* Problem to work on
Retype the opening lines of the data exactly, stopping after the line that contains "68, 69, 70];". Skip every picture.

** Begin **

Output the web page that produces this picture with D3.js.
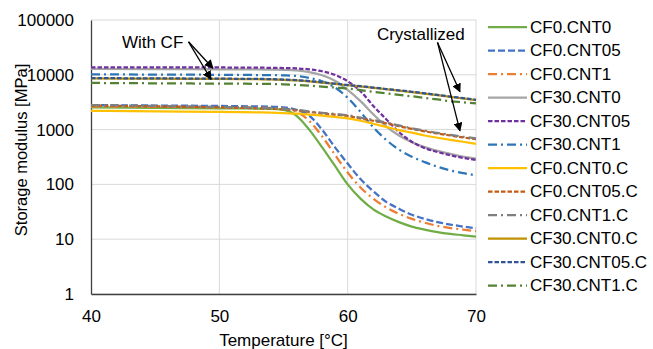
<!DOCTYPE html>
<html>
<head>
<meta charset="utf-8">
<script src="https://cdn.jsdelivr.net/npm/d3@7"></script>
<style>
  body { margin: 0; background: #fff; }
  text { font-family: "Liberation Sans", Arial, sans-serif; fill: #000; }
</style>
</head>
<body>
<div id="chart"></div>
<script>
// temperature [°C] shared by all series
const temps = [40, 45, 50, 53, 54, 55, 56, 57, 58, 59, 60, 61, 62, 63, 64, 65, 66, 67, 68, 69, 70];

// storage modulus [MPa]
const cf0cnt0 = [2550, 2500, 2450, 2420, 2400, 2300, 1800, 1000, 480, 220, 100, 55, 35, 26, 20.5, 17, 15, 13.5, 12.5, 11.8, 11.1];
const cf0cnt05 = [2800, 2750, 2700, 2650, 2620, 2550, 2300, 1800, 1000, 480, 240, 125, 75, 48, 36, 28, 23.5, 20.5, 18.5, 17, 15.8];
const cf0cnt1 = [2650, 2600, 2550, 2500, 2480, 2420, 2100, 1450, 760, 350, 165, 88, 55, 38, 29, 23.5, 20, 17.5, 16, 15, 14];
const cf30cnt0 = [12800, 12700, 12600, 12500, 12400, 12300, 12000, 11200, 9800, 7800, 5300, 3300, 1900, 1150, 780, 590, 480, 410, 360, 320, 295];
const cf30cnt05 = [13700, 13650, 13600, 13500, 13400, 13300, 13100, 12600, 11600, 10000, 7600, 5000, 2700, 1550, 900, 600, 460, 390, 340, 305, 280];
const cf30cnt1 = [10200, 10100, 10000, 9900, 9850, 9750, 9500, 8800, 7600, 5900, 3800, 2100, 1100, 650, 430, 320, 255, 210, 180, 160, 147];
const cf0cnt0c = [2200, 2150, 2100, 2060, 2040, 2000, 1950, 1880, 1800, 1700, 1600, 1450, 1280, 1120, 980, 880, 780, 710, 650, 600, 550];
const cf0cnt05c = [2750, 2650, 2550, 2450, 2400, 2350, 2250, 2100, 1980, 1880, 1780, 1600, 1450, 1300, 1150, 1030, 930, 850, 780, 720, 670];
const cf0cnt1c = [2800, 2700, 2600, 2500, 2450, 2400, 2300, 2150, 2030, 1930, 1830, 1650, 1500, 1340, 1190, 1060, 960, 870, 800, 740, 690];
const cf30cnt0c = [8600, 8500, 8400, 8300, 8250, 8100, 7900, 7600, 7200, 6850, 6450, 6150, 5800, 5450, 5150, 4850, 4550, 4250, 3950, 3700, 3450];
const cf30cnt05c = [8700, 8600, 8500, 8400, 8350, 8200, 8000, 7700, 7300, 6900, 6500, 6200, 5850, 5500, 5200, 4900, 4600, 4300, 4000, 3750, 3500];
const cf30cnt1c = [7100, 7000, 6900, 6850, 6800, 6700, 6550, 6350, 6100, 5850, 5600, 5250, 4900, 4600, 4300, 4050, 3800, 3550, 3300, 3150, 3000];

const seriesNames = ['CF0.CNT0', 'CF0.CNT05', 'CF0.CNT1', 'CF30.CNT0', 'CF30.CNT05', 'CF30.CNT1',
  'CF0.CNT0.C', 'CF0.CNT05.C', 'CF0.CNT1.C', 'CF30.CNT0.C', 'CF30.CNT05.C', 'CF30.CNT1.C'];
const seriesValues = [cf0cnt0, cf0cnt05, cf0cnt1, cf30cnt0, cf30cnt05, cf30cnt1,
  cf0cnt0c, cf0cnt05c, cf0cnt1c, cf30cnt0c, cf30cnt05c, cf30cnt1c];

const xTicks = [40, 50, 60, 70];
const yTicks = [1, 10, 100, 1000, 10000, 100000];

// annotations, in data units
const notes = [
  { text: 'With CF', at: [44.8, 40000], from: [47.6, 40000], to: [[49.5, 13200], [49.35, 8300]] },
  { text: 'Crystallized', at: [65.7, 55000], from: [67.0, 39000], to: [[68.75, 4900], [68.75, 950]] }
];

// styling per series
const colors = ['#70ad47', '#4472c4', '#ed7d31', '#a5a5a5', '#7030a0', '#2e75b6',
  '#ffc000', '#c55a11', '#7f7f7f', '#bf9000', '#2f5597', '#548235'];
const dashes = [null, '7,3', '9,4,2,4', null, '4.5,2', '9,4,2,4',
  null, '4.5,2', '9,4,2,4', null, '4.5,2', '9,4,2,4'];

const width = 653, height = 349;
const margin = { top: 20, right: 177, bottom: 55, left: 91 };
const innerWidth = width - margin.left - margin.right;
const innerHeight = height - margin.top - margin.bottom;

const svg = d3.select('#chart').append('svg')
  .attr('width', width)
  .attr('height', height);

svg.append('defs').append('marker')
  .attr('id', 'arrow')
  .attr('viewBox', '0 0 10 10')
  .attr('refX', 9).attr('refY', 5)
  .attr('markerWidth', 9).attr('markerHeight', 9)
  .attr('markerUnits', 'userSpaceOnUse')
  .attr('orient', 'auto')
  .append('path')
  .attr('d', 'M0,0 L10,5 L0,10 z')
  .attr('fill', '#000');

const g = svg.append('g')
  .attr('transform', 'translate(' + margin.left + ',' + margin.top + ')');

const x = d3.scaleLinear().domain([40, 70]).range([0, innerWidth]);
const y = d3.scaleLog().domain([1, 100000]).range([innerHeight, 0]);

// gridlines
g.append('g').selectAll('line').data(yTicks).join('line')
  .attr('x1', 0).attr('x2', innerWidth)
  .attr('y1', (d) => y(d)).attr('y2', (d) => y(d))
  .attr('stroke', '#d9d9d9').attr('stroke-width', 1);
g.append('g').selectAll('line').data(xTicks.slice(1)).join('line')
  .attr('x1', (d) => x(d)).attr('x2', (d) => x(d))
  .attr('y1', 0).attr('y2', innerHeight)
  .attr('stroke', '#d9d9d9').attr('stroke-width', 1);

// axes
const xAxis = d3.axisBottom(x).tickValues(xTicks).tickSize(0).tickPadding(10).tickFormat(d3.format('d'));
const yAxis = d3.axisLeft(y).tickValues(yTicks).tickSize(0).tickPadding(17).tickFormat(d3.format('d'));

g.append('g')
  .attr('transform', 'translate(0,' + innerHeight + ')')
  .call(xAxis)
  .call((s) => s.select('.domain').attr('stroke', '#404040').attr('stroke-width', 1.3))
  .selectAll('text').attr('font-size', 17).attr('dy', '1.05em');

g.append('g')
  .call(yAxis)
  .call((s) => s.select('.domain').attr('stroke', '#404040').attr('stroke-width', 1.3))
  .selectAll('text').attr('font-size', 17);

// lines
const line = d3.line()
  .x((d) => x(d[0]))
  .y((d) => y(d[1]))
  .curve(d3.curveMonotoneX);

const series = seriesNames.map((name, i) => ({
  name: name,
  color: colors[i],
  dash: dashes[i],
  points: temps.map((t, j) => [t, seriesValues[i][j]])
}));

g.append('g').selectAll('path').data(series).join('path')
  .attr('d', (d) => line(d.points))
  .attr('fill', 'none')
  .attr('stroke', (d) => d.color)
  .attr('stroke-width', 2.25)
  .attr('stroke-dasharray', (d) => d.dash);

// annotations
notes.forEach((n) => {
  g.append('text')
    .attr('x', x(n.at[0]))
    .attr('y', y(n.at[1]))
    .attr('text-anchor', 'middle')
    .attr('dy', '0.35em')
    .attr('font-size', 17)
    .text(n.text);
  n.to.forEach((p) => {
    g.append('line')
      .attr('x1', x(n.from[0])).attr('y1', y(n.from[1]))
      .attr('x2', x(p[0])).attr('y2', y(p[1]))
      .attr('stroke', '#000').attr('stroke-width', 1.3)
      .attr('marker-end', 'url(#arrow)');
  });
});

// axis titles
svg.append('text')
  .attr('x', margin.left + innerWidth / 2)
  .attr('y', 340)
  .attr('text-anchor', 'middle')
  .attr('dy', '0.35em')
  .attr('font-size', 17)
  .text('Temperature [°C]');

svg.append('text')
  .attr('transform', 'translate(21,150) rotate(-90)')
  .attr('text-anchor', 'middle')
  .attr('dy', '0.35em')
  .attr('font-size', 16.5)
  .text('Storage modulus [MPa]');

// legend
const legend = svg.append('g').attr('transform', 'translate(488,27)');
const rows = legend.selectAll('g').data(series).join('g')
  .attr('transform', (d, i) => 'translate(0,' + i * 23.5 + ')');
rows.append('line')
  .attr('x1', 0).attr('x2', 39)
  .attr('stroke', (d) => d.color)
  .attr('stroke-width', 2.25)
  .attr('stroke-dasharray', (d) => d.dash);
rows.append('text')
  .attr('x', 42)
  .attr('dy', '0.35em')
  .attr('font-size', 17)
  .text((d) => d.name);
</script>
</body>
</html>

** End **

* Answer for the task
Output the web page that produces this picture with D3.js.
<!DOCTYPE html>
<html>
<head>
<meta charset="utf-8">
<script src="https://cdn.jsdelivr.net/npm/d3@7"></script>
<style>
  body { margin: 0; background: #fff; }
  text { font-family: "Liberation Sans", Arial, sans-serif; fill: #000; }
</style>
</head>
<body>
<div id="chart"></div>
<script>
// temperature [°C] shared by all series
const temps = [40, 45, 50, 53, 54, 55, 56, 57, 58, 59, 60, 61, 62, 63, 64, 65, 66, 67, 68, 69, 70];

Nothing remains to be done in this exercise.